I wrote about these stories both at the time they were first broadcast (The Runaway Bride, Smith and Jones, The Shakespeare Code, Gridlock, Daleks in Manhattan, Evolution of the Daleks, The Lazarus Experiment, 42, Blink, Utopia, The Sound of Drums, Last of the Time Lords, Time Crash, Voyage of the Damned) and again when I did my rewatch in 2013 (The Runaway Bride, first half of main season, second half plus Infinite Quest, Time Crash, Voyage of the Damned). In general, Wood and Ail's assessment of the stories is pretty similar to mine - they are even tougher than I am on the Dalek one, saw more in The Infinite Quest than I did, and perhaps less enthusiastic about the high points than I am. As usual, the commentary is pretty brutal about the Things That Don't make Sense plot-wise, but normally sympathetic to the constraints of production (grim accounts of David Tennant struggling with a heavy cold but still putting in long days and night shoots).
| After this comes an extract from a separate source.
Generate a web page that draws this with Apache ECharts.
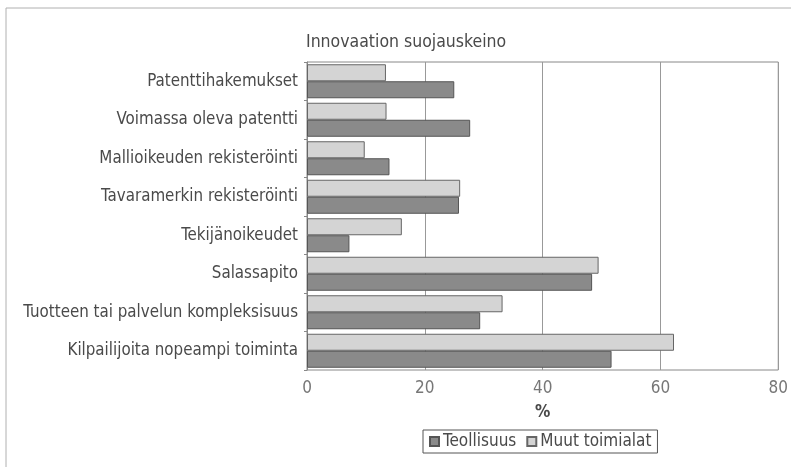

There's surprisingly little exploration of the roots of individual stories, a strength of earlier volumes, but I did gain a new appreciation for the extent to which Paul Cornell draws on Neil Gaiman. The big gap here is that Torchwood and the Sarah Jane Adventures were already well under way, and it's a bit tricky to analyse Tennant-era Who without bringing them into the mix as well. However, the accompanying essays as usual are well worth the cover price in their own right, tackling inter alia New Who's (or at least RTD's) approach to race and sexuality as displayed on screen, and also a fascinating piece about the online extras.

My usual gripe, magnified this time: 65 endnotes (I hate endnotes), including two numbered 14, the first of which is located between notes 7 and 8, so that it's not at all clear what text it is referring to.

I still think the About Time series is the standard by which other critiques of Who should be judged.